My name is Rochelle, I'm currently 24yrs old, and I have been riding horses for the past thirteen years, although I'm far from being someone who can comfortably ride a horse at the basic gaits. A part of that has to do with the nerves that I was gifted when I was about 15, where the "I'll jump anything you put in front of me and go as fast as my horse will carry me" attitude was met with the reality of my first broken bone. I guess you can say whilst I love the sport, I'm more paranoid than the average flighty Thoroughbred!! The other, more larger part is because I'm partially damaged, and have little strength to my right leg. I won't bore you with the logistics, but because of this, I've spent more time dreaming of riding, than the actual reality in the past two years.
However, I recently received a great dose of confidence and motivation to ignore the pain and just ride. So with the notion of not only starting a brand new year of 2011, I thought it would only make sense since there's been so many changes with the beginning of this new decade, to document it for the masses (I kid, we all know it's just my friends who have nothing better to do) who will read this blog!

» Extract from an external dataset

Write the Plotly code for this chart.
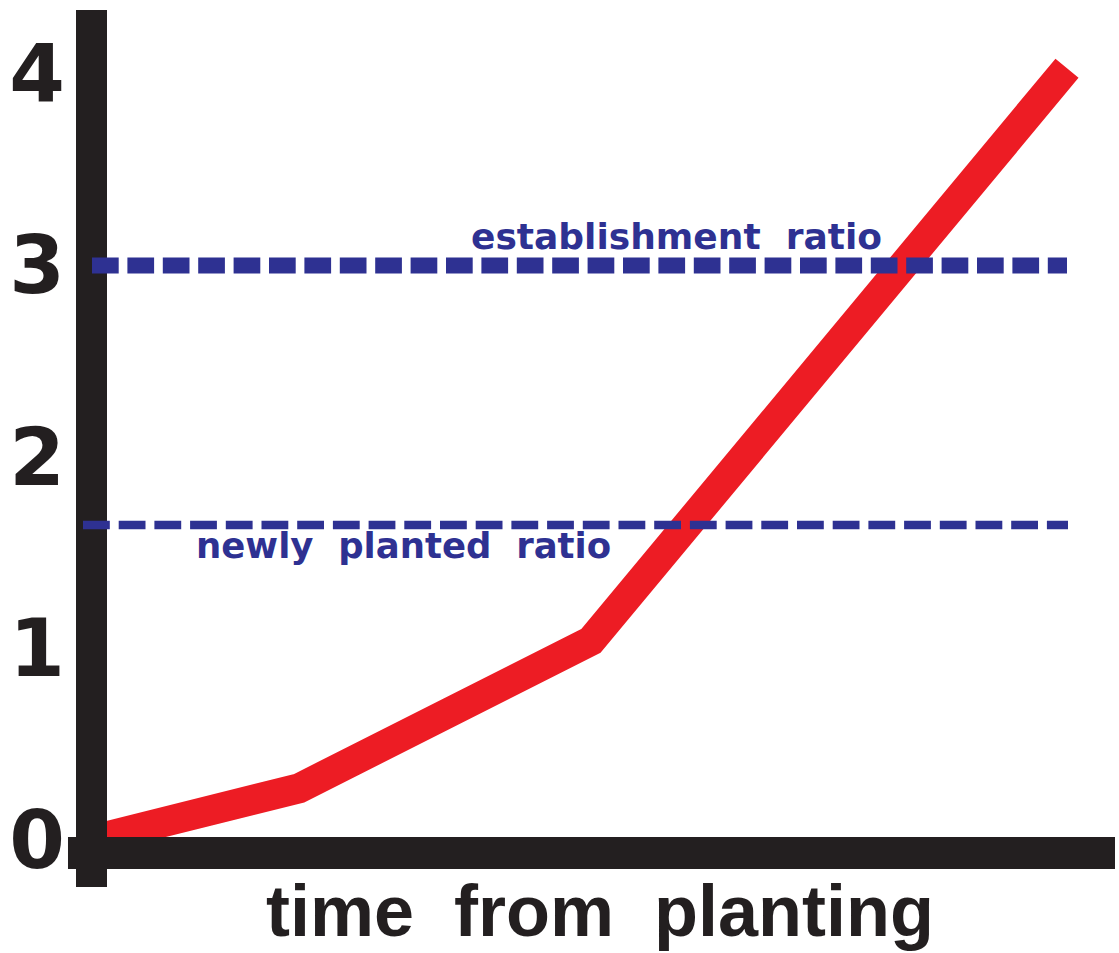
import plotly.graph_objects as go

# ---- data ----
time_vals = [0.0, 2.07, 4.99, 9.75]
ratio_vals = [0.0, 0.27, 1.04, 4.03]
establishment_ratio = 3.0
newly_planted_ratio = 1.645
y_ticks = [0, 1, 2, 3, 4]
y_tick_labels = ["0", "1", "2", "3", "4"]
x_title = "time  from  planting"
est_label = "establishment  ratio"
new_label = "newly  planted  ratio"

BLACK = "#231F20"
RED = "#ED1C24"
BLUE = "#2E3192"

fig = go.Figure()
fig.add_trace(go.Scatter(
    x=time_vals, y=ratio_vals, mode="lines",
    line=dict(color=RED, width=30, shape="linear"),
    hoverinfo="skip", showlegend=False,
))

shapes = [
    # y axis bar
    dict(type="line", xref="x", yref="paper", x0=-0.005, x1=-0.005, y0=0, y1=1,
         line=dict(color=BLACK, width=31), layer="above"),
    # x axis bar
    dict(type="line", xref="paper", yref="y", x0=0.0019, x1=1.0, y0=-0.068, y1=-0.068,
         line=dict(color=BLACK, width=32), layer="above"),
    # establishment ratio (thick dashes)
    dict(type="line", xref="x", yref="y", x0=0.0, x1=9.75,
         y0=establishment_ratio, y1=establishment_ratio,
         line=dict(color=BLUE, width=16, dash="26.7px,8.7px"), layer="above"),
    # newly planted ratio (thin dashes)
    dict(type="line", xref="x", yref="y", x0=-0.09, x1=9.76,
         y0=newly_planted_ratio, y1=newly_planted_ratio,
         line=dict(color=BLUE, width=8.6, dash="26.8px,8.9px"), layer="above"),
]

annotations = [
    dict(text=est_label, xref="x", yref="y", x=3.77, y=establishment_ratio,
         xanchor="left", yanchor="middle", yshift=29, showarrow=False,
         font=dict(family="DejaVu Sans", size=36, color=BLUE, weight="bold")),
    dict(text=new_label, xref="x", yref="y", x=1.02, y=newly_planted_ratio,
         xanchor="left", yanchor="middle", yshift=-21, showarrow=False,
         font=dict(family="DejaVu Sans", size=35.5, color=BLUE, weight="bold")),
    dict(text=x_title, xref="paper", yref="paper", x=(600 - 66) / 1049, y=0,
         xanchor="center", yanchor="bottom", yshift=-(953 - 887), showarrow=False,
         font=dict(family="Liberation Sans", size=72, color=BLACK, weight="bold")),
]

fig.update_layout(
    width=1119, height=953,
    margin=dict(l=66, r=4, t=10, b=66),
    paper_bgcolor="white", plot_bgcolor="white",
    showlegend=False,
    shapes=shapes,
    annotations=annotations,
    xaxis=dict(range=[-0.26, 10.23], showgrid=False, zeroline=False,
               showline=False, showticklabels=False, ticks="", fixedrange=True),
    yaxis=dict(range=[-0.2454, 4.334], showgrid=False, zeroline=False,
               showline=False, ticks="", tickmode="array",
               tickvals=y_ticks, ticktext=y_tick_labels,
               tickfont=dict(family="DejaVu Sans", size=80, color=BLACK, weight="bold"),
               fixedrange=True),
)

fig.write_html("out.html", config={"displayModeBar": False},
               post_script="document.body.style.margin='0';document.body.style.overflow='hidden';")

Changes, for a totally new horse experience!
I've owned my own horses since I was 16. In that period of time, I had Bailey, my first pony, as my only horse for about 3 months or so. Since then, there's only been an extra month where I only had one horse, as I sold my second mare April, and looked around before buying my gelding, Evo. That was back in 2007, and from then I had two, and then three horses when I got Honey a year and a half later. Tomorrow when I go to the paddock, I will only find one horse there - Honey. Today Evo moved along in his journey of being a dressage/show pony to a home where he could actually be one. He was bought by me with all the right intentions, but not having the physical ability to ride such a forward moving, expressive animal, made me make the decision to give him what he so rightly deserves. And whilst it only has seemed to hit now, that the day is basically over and I'm almost ready for bed, I'm not as sad as I thought I would be. Perhaps because that Evo has gone to a home much like the one I used to offer him, although with the ability to get him out and about. I'm super excited for him, and wish him and his new owner the best luck!

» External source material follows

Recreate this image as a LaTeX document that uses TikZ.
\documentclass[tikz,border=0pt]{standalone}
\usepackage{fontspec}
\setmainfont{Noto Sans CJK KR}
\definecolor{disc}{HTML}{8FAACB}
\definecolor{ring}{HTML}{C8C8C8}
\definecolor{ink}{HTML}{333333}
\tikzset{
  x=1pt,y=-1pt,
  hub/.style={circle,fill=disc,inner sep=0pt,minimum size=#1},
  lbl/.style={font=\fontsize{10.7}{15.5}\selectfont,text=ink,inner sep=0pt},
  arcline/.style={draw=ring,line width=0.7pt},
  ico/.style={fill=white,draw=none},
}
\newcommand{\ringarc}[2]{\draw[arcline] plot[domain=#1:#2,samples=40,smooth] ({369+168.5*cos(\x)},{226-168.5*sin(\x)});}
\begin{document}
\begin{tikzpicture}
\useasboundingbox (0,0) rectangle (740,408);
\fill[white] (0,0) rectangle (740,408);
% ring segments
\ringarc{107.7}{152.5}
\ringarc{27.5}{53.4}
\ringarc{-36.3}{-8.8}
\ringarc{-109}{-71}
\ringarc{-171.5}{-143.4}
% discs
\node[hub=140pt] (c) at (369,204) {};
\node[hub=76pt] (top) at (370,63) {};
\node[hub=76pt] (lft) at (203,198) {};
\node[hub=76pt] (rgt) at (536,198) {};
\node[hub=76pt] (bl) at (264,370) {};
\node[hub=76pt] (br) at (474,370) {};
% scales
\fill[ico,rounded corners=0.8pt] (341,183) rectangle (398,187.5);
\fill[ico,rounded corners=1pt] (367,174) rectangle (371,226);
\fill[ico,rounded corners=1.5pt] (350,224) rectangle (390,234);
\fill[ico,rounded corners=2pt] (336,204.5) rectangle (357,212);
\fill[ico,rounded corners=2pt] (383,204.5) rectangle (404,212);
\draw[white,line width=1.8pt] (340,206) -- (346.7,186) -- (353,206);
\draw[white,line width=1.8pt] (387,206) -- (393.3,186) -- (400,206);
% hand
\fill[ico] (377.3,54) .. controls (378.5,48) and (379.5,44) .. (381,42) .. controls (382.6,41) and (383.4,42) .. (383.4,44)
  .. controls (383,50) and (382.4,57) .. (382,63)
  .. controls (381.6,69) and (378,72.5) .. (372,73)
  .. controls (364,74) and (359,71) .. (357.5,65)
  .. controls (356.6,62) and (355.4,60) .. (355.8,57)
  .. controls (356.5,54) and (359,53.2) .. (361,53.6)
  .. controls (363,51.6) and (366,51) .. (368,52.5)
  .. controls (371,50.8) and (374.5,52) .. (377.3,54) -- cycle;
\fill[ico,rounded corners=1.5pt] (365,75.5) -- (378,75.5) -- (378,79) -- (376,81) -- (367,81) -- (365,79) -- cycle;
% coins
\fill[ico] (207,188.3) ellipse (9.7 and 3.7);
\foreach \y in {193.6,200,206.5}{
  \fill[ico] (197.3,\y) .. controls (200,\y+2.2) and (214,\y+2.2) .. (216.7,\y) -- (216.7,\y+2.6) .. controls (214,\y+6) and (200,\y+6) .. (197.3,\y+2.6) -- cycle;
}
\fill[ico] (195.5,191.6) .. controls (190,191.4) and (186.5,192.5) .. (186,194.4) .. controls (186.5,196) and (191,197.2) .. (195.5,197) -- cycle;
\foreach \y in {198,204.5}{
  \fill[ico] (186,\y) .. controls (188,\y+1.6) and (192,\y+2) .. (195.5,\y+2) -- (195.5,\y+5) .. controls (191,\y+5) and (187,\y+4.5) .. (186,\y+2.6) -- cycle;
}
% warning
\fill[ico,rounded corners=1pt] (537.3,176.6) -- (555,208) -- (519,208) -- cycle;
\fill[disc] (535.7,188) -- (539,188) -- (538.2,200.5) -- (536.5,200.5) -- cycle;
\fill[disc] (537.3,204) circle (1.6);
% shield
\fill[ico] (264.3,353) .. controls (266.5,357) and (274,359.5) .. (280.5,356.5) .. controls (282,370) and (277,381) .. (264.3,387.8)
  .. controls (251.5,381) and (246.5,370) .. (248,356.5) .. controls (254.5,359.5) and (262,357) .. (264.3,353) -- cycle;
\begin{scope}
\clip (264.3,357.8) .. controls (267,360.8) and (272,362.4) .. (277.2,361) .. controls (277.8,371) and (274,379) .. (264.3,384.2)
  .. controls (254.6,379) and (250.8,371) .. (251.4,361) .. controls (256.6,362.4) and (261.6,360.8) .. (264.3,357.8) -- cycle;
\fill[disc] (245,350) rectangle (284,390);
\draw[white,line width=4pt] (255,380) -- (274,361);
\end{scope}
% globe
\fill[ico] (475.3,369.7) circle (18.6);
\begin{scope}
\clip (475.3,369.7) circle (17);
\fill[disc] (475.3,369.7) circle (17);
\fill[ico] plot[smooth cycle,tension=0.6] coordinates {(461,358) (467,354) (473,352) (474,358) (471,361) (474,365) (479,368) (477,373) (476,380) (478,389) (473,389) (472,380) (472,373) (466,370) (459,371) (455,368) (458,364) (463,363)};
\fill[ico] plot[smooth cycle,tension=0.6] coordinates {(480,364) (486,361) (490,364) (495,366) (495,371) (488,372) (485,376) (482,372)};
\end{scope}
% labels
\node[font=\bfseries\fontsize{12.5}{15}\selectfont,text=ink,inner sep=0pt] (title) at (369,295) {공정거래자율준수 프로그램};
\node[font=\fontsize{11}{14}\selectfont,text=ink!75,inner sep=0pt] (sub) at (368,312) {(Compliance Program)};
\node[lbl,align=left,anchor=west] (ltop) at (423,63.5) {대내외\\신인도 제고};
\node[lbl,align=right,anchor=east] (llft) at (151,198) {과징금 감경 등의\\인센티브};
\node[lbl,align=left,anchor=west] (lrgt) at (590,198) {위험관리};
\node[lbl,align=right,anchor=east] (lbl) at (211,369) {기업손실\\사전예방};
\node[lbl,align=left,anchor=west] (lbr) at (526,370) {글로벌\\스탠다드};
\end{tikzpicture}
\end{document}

And that leaves me with my beloved ginger mare, who suits me in every way to dabble through a world where she learns how to school under saddle and I learn how to trust again in my riding, in myself and most importantly in my horse.

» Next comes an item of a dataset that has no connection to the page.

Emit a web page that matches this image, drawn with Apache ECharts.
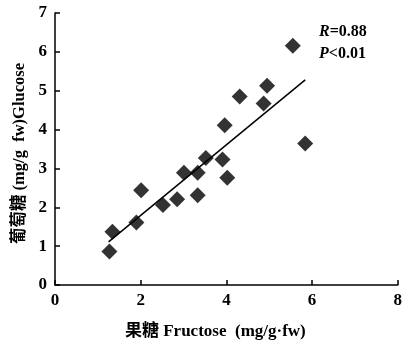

I'm excited, because 2011 has signalled a new start, one that has already started despite the few days we've had into this year.
I hope you join us on this journey, I'll try to keep it interesting!!
My official blog can be found at Dressage Tails for better convenience!
Some girls always wanted the grey noble steed from fairytales when they were a kid. Or a magnificent black horse much like Black Beauty. I was a little different from the herd, and had always wanted a chestnut pony. Liver chestnut to be exact. Well I've not yet gained that wish yet, but I've come close with owning two lovely dark chestnut mares, and Honey just happens to be one of a kind.
Her story, much like the tales you hear from most Standardbred owners, comes with a sad beginning, and the hope of a new life when rescued by one of my best friends and great instructor. Since then she has lost the title of "dangerous" and "unstoppable" and become the bravest, safest, most enjoyable ride I've personally owned. Yes Evo had all the fancy tricks under saddle to make the way towards the riding career I want, but the reality was I needed something smaller, more compact in movement, but could still turn into something special with the right training. Honey's exactly that. Her nature is second to none, and so long as she's being ridden, she doesn't care whether its just plodding around, or off establishing her canter. She's the type of horse to excite their rider because being ridden is fun to her. I think that's what I like about her the most.
She has her quirks, she has her typical mareish arguments, but we match so well, that we'd do anything for each other. And its only recently that I've rediscovered why I always have been so happy to tell everyone that Honey is my one true riding partner. After a freak accident that meant I shattered my leg almost two years ago, I've been somewhat in a limbo of pain and desire to ride, but allowing myself to let the pain overrule my ability to just get on with this. Admittedly, this has meant Honey has barely been worked, and become quite the porker. In the last couple of months I've realised the extent to my mistake, and like a true horse person, I am guilty, but working towards rectifying it. I guess as horrible as it sounds, her weight gain has been a blessing, because it was what triggered me to start thinking of ways to get the weight off, all coming back to riding work.
And with Evo's departure, I got the grand scheme that I was going to have a farewell ride, despite not riding him myself (he has been ridden numerous of times) since my accident in Mar 09. It didn't go as well as I had hoped for it, nothing bad, and so I was left wanting to ride, and Honey was certainly glad I wanted to. Of course the fear kicked in, I'm not scared of her, but had little faith in myself, and just needed the lunge line and ground support, whilst I did everything up in the saddle. It went better than I expected, more so because of two things - the grand effect of riding a horse who's head dominant in a flash noseband (a new addition), and the sudden appearance of brass balls between my legs. Not only did the obese ginger try her heart out and soften so she felt so lovely in my hands, she tried to carry herself correctly, despite the mass of belly both she and I have. I couldn't not reward her efforts, and I only knew one way of doing so, asking her to trot. I've not trotted, hell I thought my leg wouldn't cope! But I didn't seem to remember that at the time, just determined to give her what she wanted.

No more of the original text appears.